* Problem to solve: Print the listing in its entirety and exactly, leaving out images.

++++ Material for the task ++++

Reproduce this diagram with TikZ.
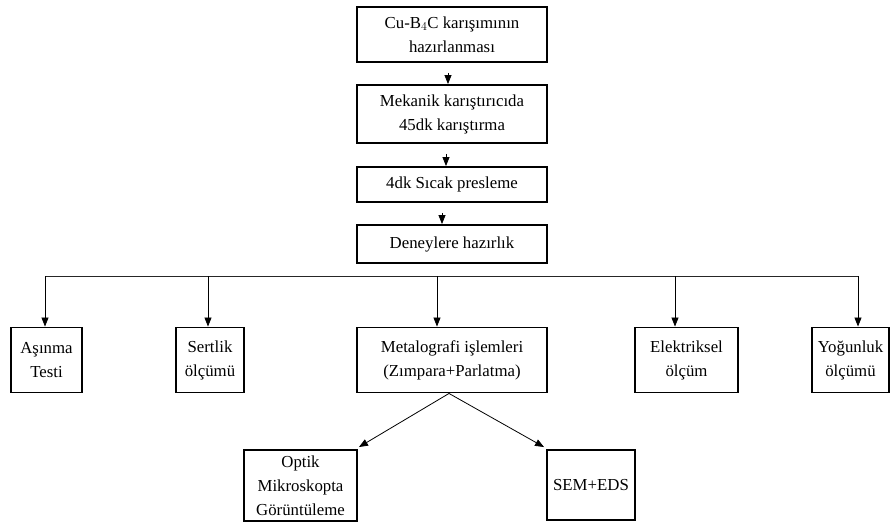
\documentclass[tikz,border=0pt]{standalone}
\usepackage{fontspec}
\setmainfont{Liberation Serif}
\usetikzlibrary{arrows.meta,calc}
\tikzset{
  box/.style={draw, line width=1.9pt, align=center, inner sep=0pt,
    font=\fontsize{16.8}{24}\selectfont},
  arr/.style={line width=0.8pt, -{Triangle[length=9pt,width=7pt]}},
  bus/.style={line width=0.9pt, draw=black!85}
}
\begin{document}
\begin{tikzpicture}[x=1pt,y=-1pt]
\useasboundingbox[fill=white] (0,0) rectangle (891,522);
% main chain
\node[box, minimum width=190pt, minimum height=55pt] (b1) at (452,34.5) {Cu-B$_4$C karışımının\\hazırlanması};
\node[box, minimum width=190pt, minimum height=58pt] (b2) at (452,114) {Mekanik karıştırıcıda\\45dk karıştırma};
\node[box, minimum width=190pt, minimum height=35pt] (b3) at (452,184.5) {4dk Sıcak presleme};
\node[box, minimum width=190pt, minimum height=38pt] (b4) at (452,244) {Deneylere hazırlık};
\draw[arr] ([xshift=-4pt,yshift=-10pt]b1.south) -- ([xshift=-4pt]b2.north);
\draw[arr] ([xshift=-6pt,yshift=-10pt]b2.south) -- ([xshift=-6pt]b3.north);
\draw[arr] ([xshift=-10pt,yshift=-10pt]b3.south) -- ([xshift=-10pt]b4.north);
% second row
\node[box, minimum width=71pt, minimum height=65pt] (a1) at (46.5,360) {Aşınma\\Testi};
\node[box, minimum width=68pt, minimum height=65pt] (a2) at (210,360) {Sertlik\\ölçümü};
\node[box, minimum width=190pt, minimum height=65pt] (a3) at (452,360) {Metalografi işlemleri\\(Zımpara+Parlatma)};
\node[box, minimum width=103pt, minimum height=65pt] (a4) at (686.5,360) {Elektriksel\\ölçüm};
\node[box, minimum width=77pt, minimum height=65pt] (a5) at (850.5,360) {Yoğunluk\\ölçümü};
\coordinate (busL) at (45,276);
\coordinate (busR) at (858,276);
\draw[bus] (busL) -- (busR);
\draw[arr] (busL) -- (busL |- a1.north);
\draw[arr] ([xshift=-2pt]a2.north |- busL) -- ([xshift=-2pt]a2.north);
\draw[arr] ([xshift=-15pt]a3.north |- busL) -- ([xshift=-15pt]a3.north);
\draw[arr] ([xshift=-11.5pt]a4.north |- busL) -- ([xshift=-11.5pt]a4.north);
\draw[arr] (busR) -- (busR |- a5.north);
% third row
\node[box, minimum width=113pt, minimum height=71pt] (c1) at (300.5,485.5) {Optik\\Mikroskopta\\Görüntüleme};
\node[box, minimum width=88pt, minimum height=70pt] (c2) at (591,485) {SEM+EDS};
\draw[arr] ([xshift=-3pt]a3.south) -- ([xshift=1pt,yshift=2pt]c1.north east);
\draw[arr] ([xshift=-3pt]a3.south) -- ([xshift=-2pt,yshift=2pt]c2.north west);
\end{tikzpicture}
\end{document}
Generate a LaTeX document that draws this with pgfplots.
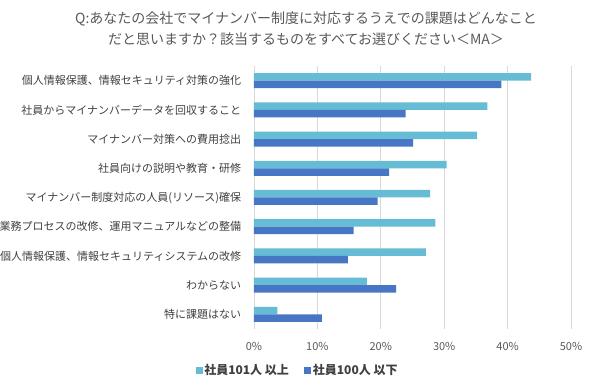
\documentclass[border=0pt]{standalone}
\usepackage{fontspec}
\setmainfont{Noto Sans CJK JP}
\usepackage{pgfplots}
\pgfplotsset{compat=1.18}
\definecolor{light}{RGB}{102,188,212}
\definecolor{dark}{RGB}{70,118,196}
\definecolor{txt}{RGB}{64,64,64}
\definecolor{tick}{RGB}{89,89,89}
\definecolor{gridc}{RGB}{217,217,217}
\begin{document}
\begin{tikzpicture}[x=1pt,y=1pt]
\path[use as bounding box] (0,0) rectangle (600,385);
\node[align=center, font=\fontsize{14}{21}\selectfont, text=tick, inner sep=0pt] at (306,356.5)
  {Q:あなたの会社でマイナンバー制度に対応するうえでの課題はどんなこと\\だと思いますか？該当するものをすべてお選びください＜MA＞};
\begin{axis}[
  at={(254pt,56pt)}, anchor=south west,
  width=317pt, height=263pt, scale only axis,
  xbar, bar width=7.5pt,
  xmin=0, xmax=50, ymin=-0.5, ymax=8.5,
  xtick={0,10,20,30,40,50},
  xticklabels={0\%,10\%,20\%,30\%,40\%,50\%},
  ytick={0,1,2,3,4,5,6,7,8},
  yticklabels={特に課題はない,わからない,個人情報保護、情報セキュリティシステムの改修,業務プロセスの改修、運用マニュアルなどの整備,マイナンバー制度対応の人員(リソース)確保,社員向けの説明や教育・研修,マイナンバー対策への費用捻出,社員からマイナンバーデータを回収すること,個人情報保護、情報セキュリティ対策の強化},
  xmajorgrids, grid style={draw=gridc, line width=0.8pt},
  axis line style={draw=none}, tick style={draw=none},
  x tick label style={font=\fontsize{11}{13}\selectfont, text=tick, anchor=center, yshift=-17pt},
  y tick label style={font=\fontsize{11}{13}\selectfont, text=txt, anchor=east, xshift=-5pt},
  legend style={at={(0.137,-0.156)}, anchor=center, draw=none, fill=none,
    legend columns=2, font=\bfseries\fontsize{12}{14}\selectfont, text=txt,
    /tikz/every even column/.append style={column sep=14pt},
    nodes={inner sep=1.5pt}},
  legend image code/.code={\fill[#1,draw=none] (0pt,-3.5pt) rectangle (7pt,3.5pt);},
]
\addplot[fill=light, draw=none, bar shift=3.75pt] coordinates {
  (43.7,8) (36.8,7) (35.2,6) (30.4,5) (27.8,4) (28.6,3) (27.1,2) (17.8,1) (3.7,0)};
\addplot[fill=dark, draw=none, bar shift=-3.75pt] coordinates {
  (39.0,8) (23.9,7) (25.1,6) (21.3,5) (19.5,4) (15.7,3) (14.8,2) (22.4,1) (10.7,0)};
\legend{社員101人 以上,社員100人 以下}
\end{axis}
\end{tikzpicture}
\end{document}
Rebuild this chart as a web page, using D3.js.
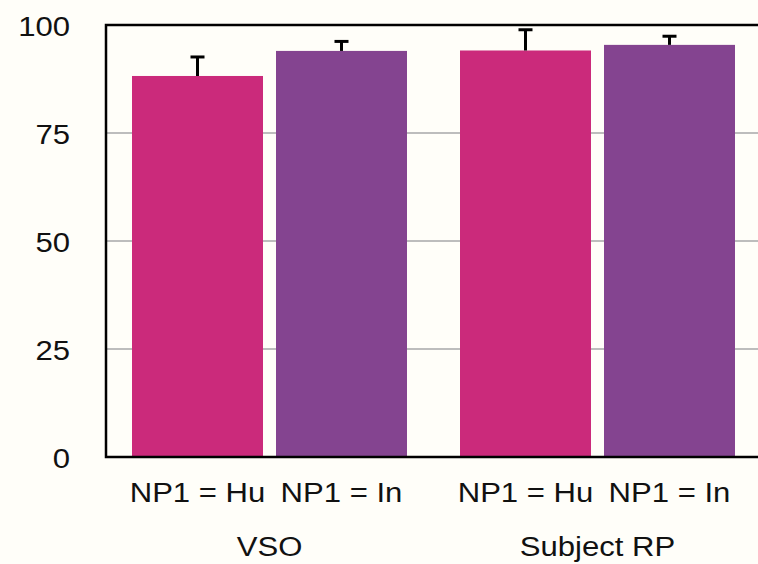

++++

* Final result:
Reproduce this diagram with TikZ.
\documentclass[tikz,border=0pt]{standalone}
\usepackage{fontspec}
\setmainfont{Liberation Serif}
\usetikzlibrary{arrows.meta,calc}
\tikzset{
  box/.style={draw, line width=1.9pt, align=center, inner sep=0pt,
    font=\fontsize{16.8}{24}\selectfont},
  arr/.style={line width=0.8pt, -{Triangle[length=9pt,width=7pt]}},
  bus/.style={line width=0.9pt, draw=black!85}
}
\begin{document}
\begin{tikzpicture}[x=1pt,y=-1pt]
\useasboundingbox[fill=white] (0,0) rectangle (891,522);
% main chain
\node[box, minimum width=190pt, minimum height=55pt] (b1) at (452,34.5) {Cu-B$_4$C karışımının\\hazırlanması};
\node[box, minimum width=190pt, minimum height=58pt] (b2) at (452,114) {Mekanik karıştırıcıda\\45dk karıştırma};
\node[box, minimum width=190pt, minimum height=35pt] (b3) at (452,184.5) {4dk Sıcak presleme};
\node[box, minimum width=190pt, minimum height=38pt] (b4) at (452,244) {Deneylere hazırlık};
\draw[arr] ([xshift=-4pt,yshift=-10pt]b1.south) -- ([xshift=-4pt]b2.north);
\draw[arr] ([xshift=-6pt,yshift=-10pt]b2.south) -- ([xshift=-6pt]b3.north);
\draw[arr] ([xshift=-10pt,yshift=-10pt]b3.south) -- ([xshift=-10pt]b4.north);
% second row
\node[box, minimum width=71pt, minimum height=65pt] (a1) at (46.5,360) {Aşınma\\Testi};
\node[box, minimum width=68pt, minimum height=65pt] (a2) at (210,360) {Sertlik\\ölçümü};
\node[box, minimum width=190pt, minimum height=65pt] (a3) at (452,360) {Metalografi işlemleri\\(Zımpara+Parlatma)};
\node[box, minimum width=103pt, minimum height=65pt] (a4) at (686.5,360) {Elektriksel\\ölçüm};
\node[box, minimum width=77pt, minimum height=65pt] (a5) at (850.5,360) {Yoğunluk\\ölçümü};
\coordinate (busL) at (45,276);
\coordinate (busR) at (858,276);
\draw[bus] (busL) -- (busR);
\draw[arr] (busL) -- (busL |- a1.north);
\draw[arr] ([xshift=-2pt]a2.north |- busL) -- ([xshift=-2pt]a2.north);
\draw[arr] ([xshift=-15pt]a3.north |- busL) -- ([xshift=-15pt]a3.north);
\draw[arr] ([xshift=-11.5pt]a4.north |- busL) -- ([xshift=-11.5pt]a4.north);
\draw[arr] (busR) -- (busR |- a5.north);
% third row
\node[box, minimum width=113pt, minimum height=71pt] (c1) at (300.5,485.5) {Optik\\Mikroskopta\\Görüntüleme};
\node[box, minimum width=88pt, minimum height=70pt] (c2) at (591,485) {SEM+EDS};
\draw[arr] ([xshift=-3pt]a3.south) -- ([xshift=1pt,yshift=2pt]c1.north east);
\draw[arr] ([xshift=-3pt]a3.south) -- ([xshift=-2pt,yshift=2pt]c2.north west);
\end{tikzpicture}
\end{document}
Generate a LaTeX document that draws this with pgfplots.
\documentclass[border=0pt]{standalone}
\usepackage{fontspec}
\setmainfont{Noto Sans CJK JP}
\usepackage{pgfplots}
\pgfplotsset{compat=1.18}
\definecolor{light}{RGB}{102,188,212}
\definecolor{dark}{RGB}{70,118,196}
\definecolor{txt}{RGB}{64,64,64}
\definecolor{tick}{RGB}{89,89,89}
\definecolor{gridc}{RGB}{217,217,217}
\begin{document}
\begin{tikzpicture}[x=1pt,y=1pt]
\path[use as bounding box] (0,0) rectangle (600,385);
\node[align=center, font=\fontsize{14}{21}\selectfont, text=tick, inner sep=0pt] at (306,356.5)
  {Q:あなたの会社でマイナンバー制度に対応するうえでの課題はどんなこと\\だと思いますか？該当するものをすべてお選びください＜MA＞};
\begin{axis}[
  at={(254pt,56pt)}, anchor=south west,
  width=317pt, height=263pt, scale only axis,
  xbar, bar width=7.5pt,
  xmin=0, xmax=50, ymin=-0.5, ymax=8.5,
  xtick={0,10,20,30,40,50},
  xticklabels={0\%,10\%,20\%,30\%,40\%,50\%},
  ytick={0,1,2,3,4,5,6,7,8},
  yticklabels={特に課題はない,わからない,個人情報保護、情報セキュリティシステムの改修,業務プロセスの改修、運用マニュアルなどの整備,マイナンバー制度対応の人員(リソース)確保,社員向けの説明や教育・研修,マイナンバー対策への費用捻出,社員からマイナンバーデータを回収すること,個人情報保護、情報セキュリティ対策の強化},
  xmajorgrids, grid style={draw=gridc, line width=0.8pt},
  axis line style={draw=none}, tick style={draw=none},
  x tick label style={font=\fontsize{11}{13}\selectfont, text=tick, anchor=center, yshift=-17pt},
  y tick label style={font=\fontsize{11}{13}\selectfont, text=txt, anchor=east, xshift=-5pt},
  legend style={at={(0.137,-0.156)}, anchor=center, draw=none, fill=none,
    legend columns=2, font=\bfseries\fontsize{12}{14}\selectfont, text=txt,
    /tikz/every even column/.append style={column sep=14pt},
    nodes={inner sep=1.5pt}},
  legend image code/.code={\fill[#1,draw=none] (0pt,-3.5pt) rectangle (7pt,3.5pt);},
]
\addplot[fill=light, draw=none, bar shift=3.75pt] coordinates {
  (43.7,8) (36.8,7) (35.2,6) (30.4,5) (27.8,4) (28.6,3) (27.1,2) (17.8,1) (3.7,0)};
\addplot[fill=dark, draw=none, bar shift=-3.75pt] coordinates {
  (39.0,8) (23.9,7) (25.1,6) (21.3,5) (19.5,4) (15.7,3) (14.8,2) (22.4,1) (10.7,0)};
\legend{社員101人 以上,社員100人 以下}
\end{axis}
\end{tikzpicture}
\end{document}
Rebuild this chart as a web page, using D3.js.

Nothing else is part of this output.